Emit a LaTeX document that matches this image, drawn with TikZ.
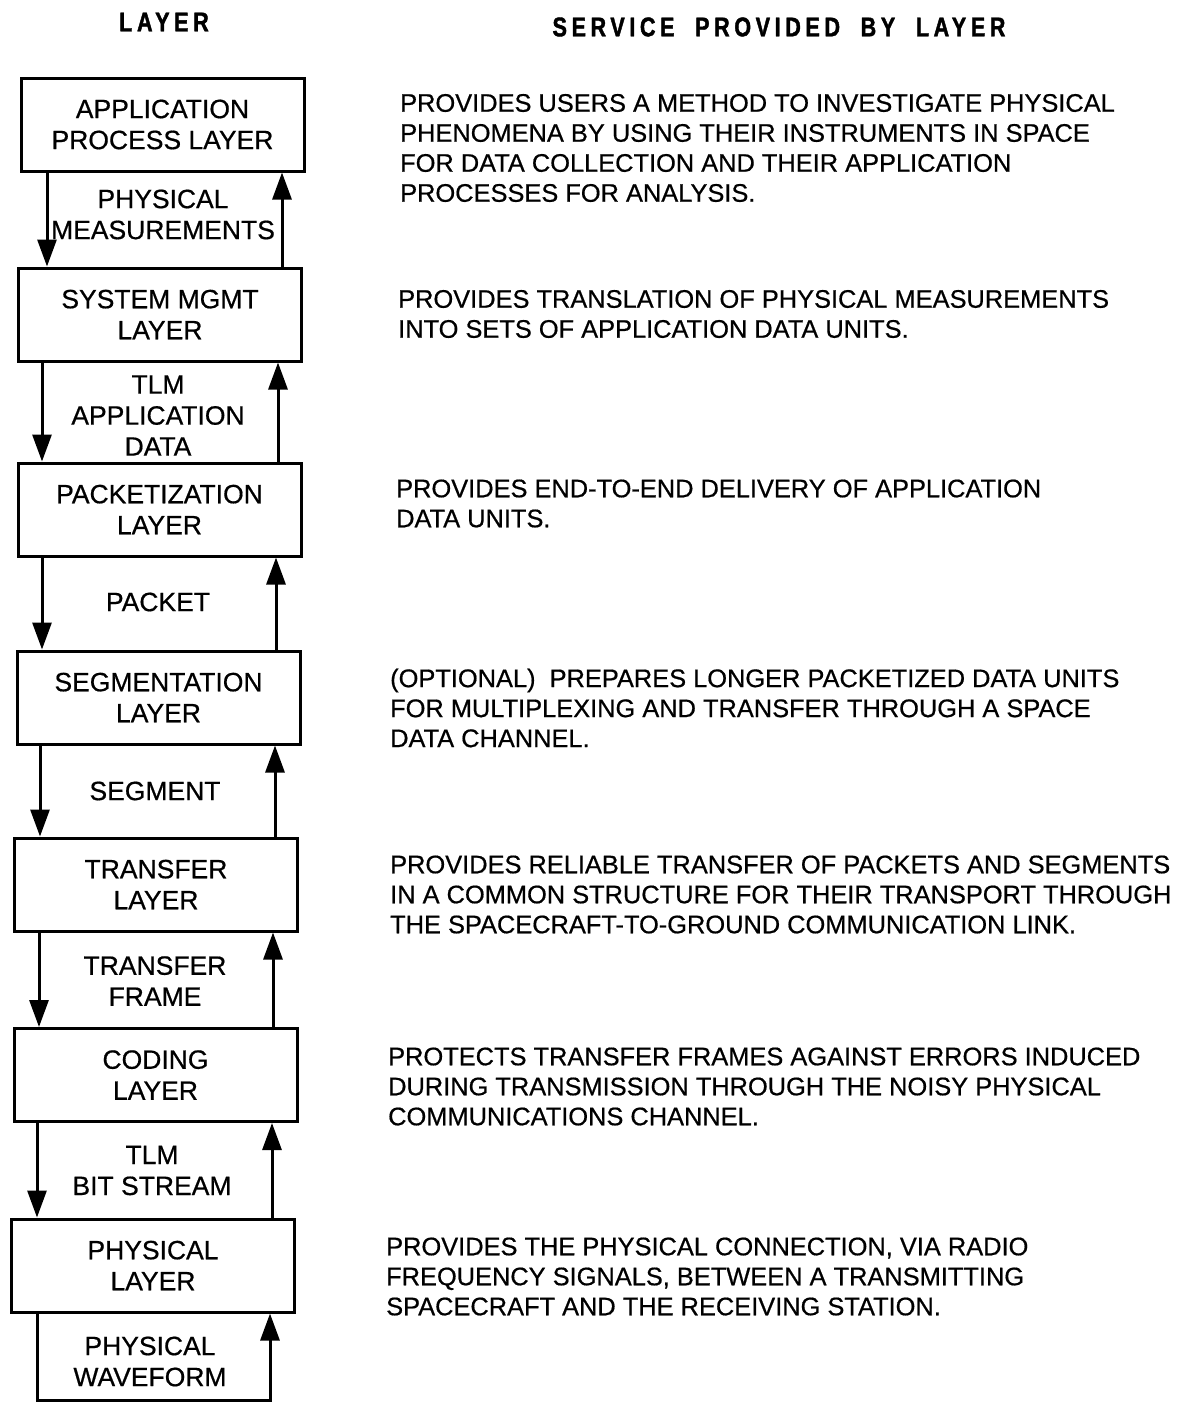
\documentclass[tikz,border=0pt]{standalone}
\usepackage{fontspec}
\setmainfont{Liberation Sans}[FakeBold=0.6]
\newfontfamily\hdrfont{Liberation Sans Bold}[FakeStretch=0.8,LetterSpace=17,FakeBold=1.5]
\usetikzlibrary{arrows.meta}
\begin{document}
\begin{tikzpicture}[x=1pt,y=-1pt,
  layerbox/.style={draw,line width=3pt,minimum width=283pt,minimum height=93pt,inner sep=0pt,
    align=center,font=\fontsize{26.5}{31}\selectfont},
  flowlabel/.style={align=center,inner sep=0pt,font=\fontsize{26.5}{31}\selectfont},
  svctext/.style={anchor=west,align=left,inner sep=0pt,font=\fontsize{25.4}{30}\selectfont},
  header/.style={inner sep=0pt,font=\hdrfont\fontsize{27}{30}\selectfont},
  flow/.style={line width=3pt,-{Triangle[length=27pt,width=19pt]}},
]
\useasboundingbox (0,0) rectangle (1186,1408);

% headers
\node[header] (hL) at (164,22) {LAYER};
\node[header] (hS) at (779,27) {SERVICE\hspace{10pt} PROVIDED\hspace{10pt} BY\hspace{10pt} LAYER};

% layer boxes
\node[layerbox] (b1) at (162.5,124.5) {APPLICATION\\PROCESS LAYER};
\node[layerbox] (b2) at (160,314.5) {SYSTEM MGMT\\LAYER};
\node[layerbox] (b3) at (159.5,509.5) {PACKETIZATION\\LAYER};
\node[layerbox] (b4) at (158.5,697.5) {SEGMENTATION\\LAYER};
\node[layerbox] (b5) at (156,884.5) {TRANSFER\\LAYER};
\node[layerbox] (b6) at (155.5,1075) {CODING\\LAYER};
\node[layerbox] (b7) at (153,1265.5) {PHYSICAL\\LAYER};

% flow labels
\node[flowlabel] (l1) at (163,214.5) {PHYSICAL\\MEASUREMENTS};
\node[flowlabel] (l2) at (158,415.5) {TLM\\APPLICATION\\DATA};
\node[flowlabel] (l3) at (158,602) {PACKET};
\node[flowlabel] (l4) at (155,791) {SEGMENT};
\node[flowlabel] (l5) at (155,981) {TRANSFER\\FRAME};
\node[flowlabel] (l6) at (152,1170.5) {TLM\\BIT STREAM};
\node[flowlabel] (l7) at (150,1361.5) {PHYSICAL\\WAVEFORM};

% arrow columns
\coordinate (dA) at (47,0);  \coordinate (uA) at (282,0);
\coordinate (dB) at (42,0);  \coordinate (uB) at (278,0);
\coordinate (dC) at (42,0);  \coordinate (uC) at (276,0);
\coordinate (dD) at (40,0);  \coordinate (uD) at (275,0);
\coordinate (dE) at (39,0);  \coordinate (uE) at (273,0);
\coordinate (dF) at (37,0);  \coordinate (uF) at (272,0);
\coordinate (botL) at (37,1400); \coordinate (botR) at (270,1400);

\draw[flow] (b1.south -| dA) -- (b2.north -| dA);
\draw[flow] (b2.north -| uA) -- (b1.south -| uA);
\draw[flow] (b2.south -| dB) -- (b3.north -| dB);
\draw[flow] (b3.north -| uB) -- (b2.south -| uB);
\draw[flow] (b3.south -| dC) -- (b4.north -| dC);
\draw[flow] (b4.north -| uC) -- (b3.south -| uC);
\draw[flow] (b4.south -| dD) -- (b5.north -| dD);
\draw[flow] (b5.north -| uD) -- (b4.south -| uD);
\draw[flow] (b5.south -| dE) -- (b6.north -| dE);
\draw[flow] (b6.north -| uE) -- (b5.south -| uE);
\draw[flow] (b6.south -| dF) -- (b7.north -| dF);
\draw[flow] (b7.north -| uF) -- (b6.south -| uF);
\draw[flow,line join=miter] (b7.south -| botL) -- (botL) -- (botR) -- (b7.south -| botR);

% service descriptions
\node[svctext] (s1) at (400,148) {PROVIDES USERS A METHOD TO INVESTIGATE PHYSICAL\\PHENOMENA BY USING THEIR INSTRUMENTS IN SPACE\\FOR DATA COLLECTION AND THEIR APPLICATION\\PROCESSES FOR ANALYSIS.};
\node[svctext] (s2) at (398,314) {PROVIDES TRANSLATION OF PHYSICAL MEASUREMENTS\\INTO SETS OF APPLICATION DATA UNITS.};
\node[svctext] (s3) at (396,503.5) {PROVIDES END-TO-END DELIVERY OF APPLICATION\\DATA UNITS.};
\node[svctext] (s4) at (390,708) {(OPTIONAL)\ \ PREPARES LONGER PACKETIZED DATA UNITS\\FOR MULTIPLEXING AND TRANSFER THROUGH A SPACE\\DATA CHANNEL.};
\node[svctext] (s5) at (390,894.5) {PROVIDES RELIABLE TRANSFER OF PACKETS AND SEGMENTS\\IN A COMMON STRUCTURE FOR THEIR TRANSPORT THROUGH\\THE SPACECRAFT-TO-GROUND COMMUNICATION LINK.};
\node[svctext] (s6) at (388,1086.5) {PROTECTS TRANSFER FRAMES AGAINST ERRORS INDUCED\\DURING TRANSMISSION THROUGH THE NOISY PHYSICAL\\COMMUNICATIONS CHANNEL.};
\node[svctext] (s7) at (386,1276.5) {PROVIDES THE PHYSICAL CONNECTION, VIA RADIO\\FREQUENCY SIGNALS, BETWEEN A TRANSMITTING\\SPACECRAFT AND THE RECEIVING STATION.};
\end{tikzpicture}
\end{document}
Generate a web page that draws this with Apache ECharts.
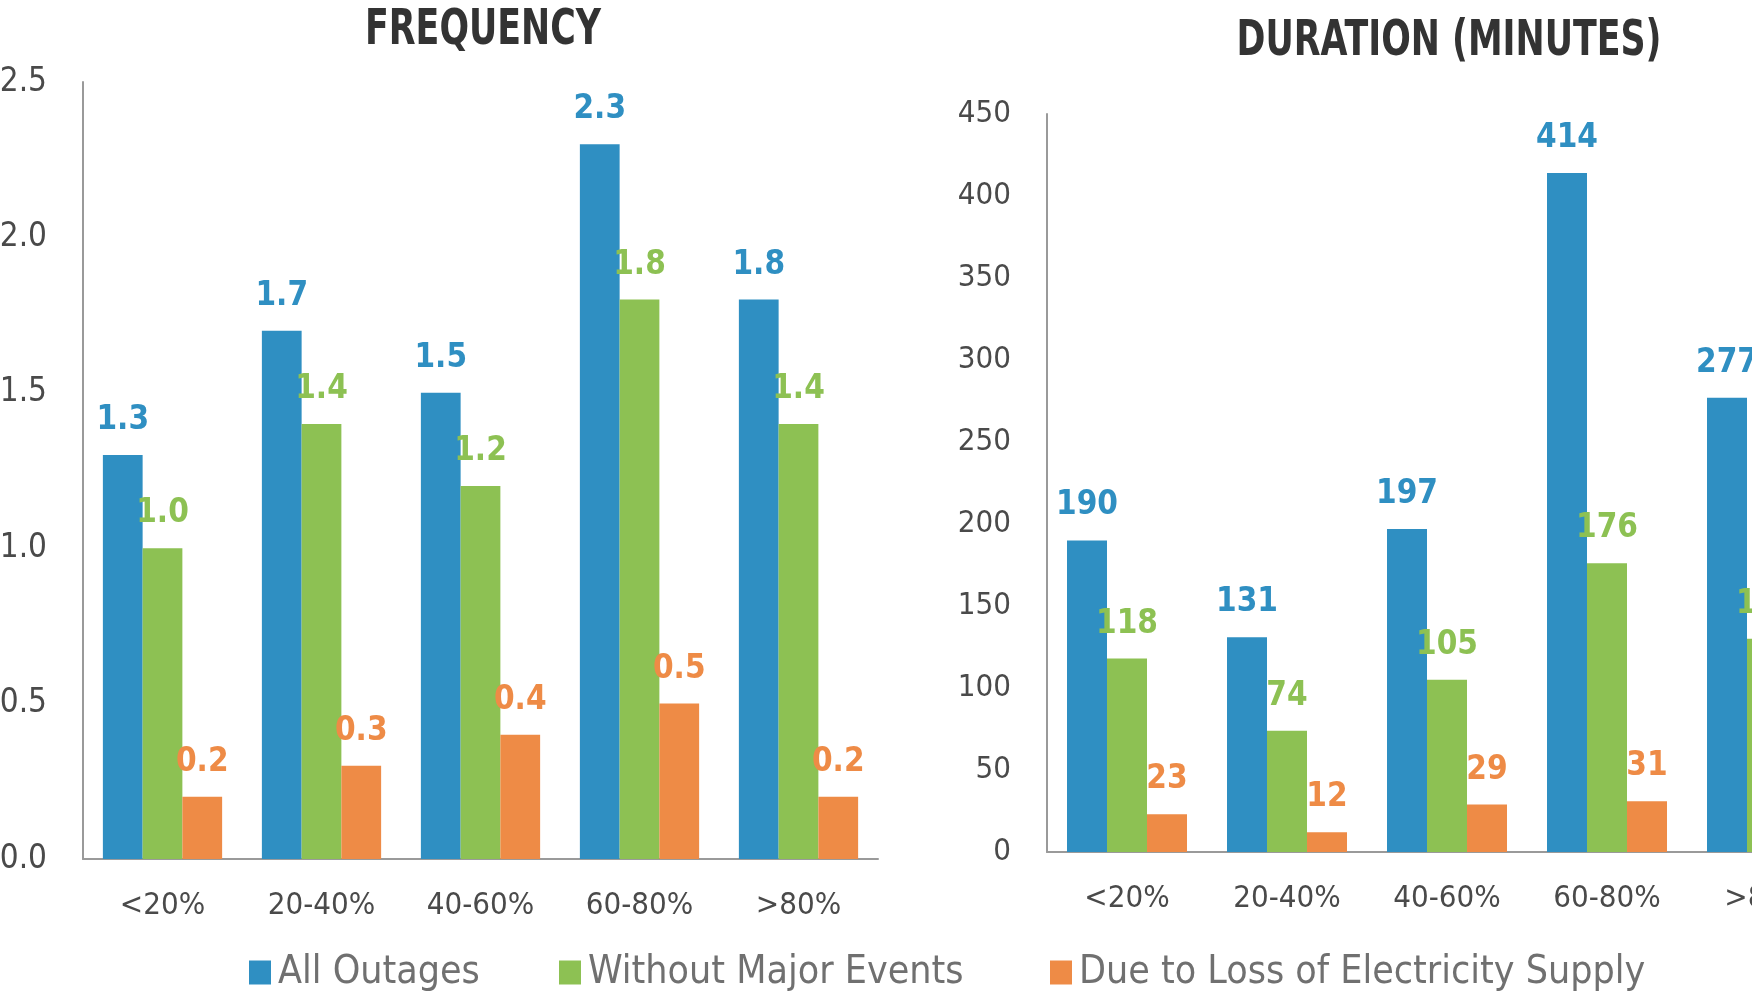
======
REQUIREMENT.
Replicate the material above verbatim; images stay out of the copy.

RESULT BELOW.
Emit a LaTeX document that matches this image, drawn with TikZ.
\documentclass[tikz,border=0pt]{standalone}
\usepackage{fontspec}
\setmainfont{Liberation Sans}[FakeBold=0.6]
\newfontfamily\hdrfont{Liberation Sans Bold}[FakeStretch=0.8,LetterSpace=17,FakeBold=1.5]
\usetikzlibrary{arrows.meta}
\begin{document}
\begin{tikzpicture}[x=1pt,y=-1pt,
  layerbox/.style={draw,line width=3pt,minimum width=283pt,minimum height=93pt,inner sep=0pt,
    align=center,font=\fontsize{26.5}{31}\selectfont},
  flowlabel/.style={align=center,inner sep=0pt,font=\fontsize{26.5}{31}\selectfont},
  svctext/.style={anchor=west,align=left,inner sep=0pt,font=\fontsize{25.4}{30}\selectfont},
  header/.style={inner sep=0pt,font=\hdrfont\fontsize{27}{30}\selectfont},
  flow/.style={line width=3pt,-{Triangle[length=27pt,width=19pt]}},
]
\useasboundingbox (0,0) rectangle (1186,1408);

% headers
\node[header] (hL) at (164,22) {LAYER};
\node[header] (hS) at (779,27) {SERVICE\hspace{10pt} PROVIDED\hspace{10pt} BY\hspace{10pt} LAYER};

% layer boxes
\node[layerbox] (b1) at (162.5,124.5) {APPLICATION\\PROCESS LAYER};
\node[layerbox] (b2) at (160,314.5) {SYSTEM MGMT\\LAYER};
\node[layerbox] (b3) at (159.5,509.5) {PACKETIZATION\\LAYER};
\node[layerbox] (b4) at (158.5,697.5) {SEGMENTATION\\LAYER};
\node[layerbox] (b5) at (156,884.5) {TRANSFER\\LAYER};
\node[layerbox] (b6) at (155.5,1075) {CODING\\LAYER};
\node[layerbox] (b7) at (153,1265.5) {PHYSICAL\\LAYER};

% flow labels
\node[flowlabel] (l1) at (163,214.5) {PHYSICAL\\MEASUREMENTS};
\node[flowlabel] (l2) at (158,415.5) {TLM\\APPLICATION\\DATA};
\node[flowlabel] (l3) at (158,602) {PACKET};
\node[flowlabel] (l4) at (155,791) {SEGMENT};
\node[flowlabel] (l5) at (155,981) {TRANSFER\\FRAME};
\node[flowlabel] (l6) at (152,1170.5) {TLM\\BIT STREAM};
\node[flowlabel] (l7) at (150,1361.5) {PHYSICAL\\WAVEFORM};

% arrow columns
\coordinate (dA) at (47,0);  \coordinate (uA) at (282,0);
\coordinate (dB) at (42,0);  \coordinate (uB) at (278,0);
\coordinate (dC) at (42,0);  \coordinate (uC) at (276,0);
\coordinate (dD) at (40,0);  \coordinate (uD) at (275,0);
\coordinate (dE) at (39,0);  \coordinate (uE) at (273,0);
\coordinate (dF) at (37,0);  \coordinate (uF) at (272,0);
\coordinate (botL) at (37,1400); \coordinate (botR) at (270,1400);

\draw[flow] (b1.south -| dA) -- (b2.north -| dA);
\draw[flow] (b2.north -| uA) -- (b1.south -| uA);
\draw[flow] (b2.south -| dB) -- (b3.north -| dB);
\draw[flow] (b3.north -| uB) -- (b2.south -| uB);
\draw[flow] (b3.south -| dC) -- (b4.north -| dC);
\draw[flow] (b4.north -| uC) -- (b3.south -| uC);
\draw[flow] (b4.south -| dD) -- (b5.north -| dD);
\draw[flow] (b5.north -| uD) -- (b4.south -| uD);
\draw[flow] (b5.south -| dE) -- (b6.north -| dE);
\draw[flow] (b6.north -| uE) -- (b5.south -| uE);
\draw[flow] (b6.south -| dF) -- (b7.north -| dF);
\draw[flow] (b7.north -| uF) -- (b6.south -| uF);
\draw[flow,line join=miter] (b7.south -| botL) -- (botL) -- (botR) -- (b7.south -| botR);

% service descriptions
\node[svctext] (s1) at (400,148) {PROVIDES USERS A METHOD TO INVESTIGATE PHYSICAL\\PHENOMENA BY USING THEIR INSTRUMENTS IN SPACE\\FOR DATA COLLECTION AND THEIR APPLICATION\\PROCESSES FOR ANALYSIS.};
\node[svctext] (s2) at (398,314) {PROVIDES TRANSLATION OF PHYSICAL MEASUREMENTS\\INTO SETS OF APPLICATION DATA UNITS.};
\node[svctext] (s3) at (396,503.5) {PROVIDES END-TO-END DELIVERY OF APPLICATION\\DATA UNITS.};
\node[svctext] (s4) at (390,708) {(OPTIONAL)\ \ PREPARES LONGER PACKETIZED DATA UNITS\\FOR MULTIPLEXING AND TRANSFER THROUGH A SPACE\\DATA CHANNEL.};
\node[svctext] (s5) at (390,894.5) {PROVIDES RELIABLE TRANSFER OF PACKETS AND SEGMENTS\\IN A COMMON STRUCTURE FOR THEIR TRANSPORT THROUGH\\THE SPACECRAFT-TO-GROUND COMMUNICATION LINK.};
\node[svctext] (s6) at (388,1086.5) {PROTECTS TRANSFER FRAMES AGAINST ERRORS INDUCED\\DURING TRANSMISSION THROUGH THE NOISY PHYSICAL\\COMMUNICATIONS CHANNEL.};
\node[svctext] (s7) at (386,1276.5) {PROVIDES THE PHYSICAL CONNECTION, VIA RADIO\\FREQUENCY SIGNALS, BETWEEN A TRANSMITTING\\SPACECRAFT AND THE RECEIVING STATION.};
\end{tikzpicture}
\end{document}
Generate a web page that draws this with Apache ECharts.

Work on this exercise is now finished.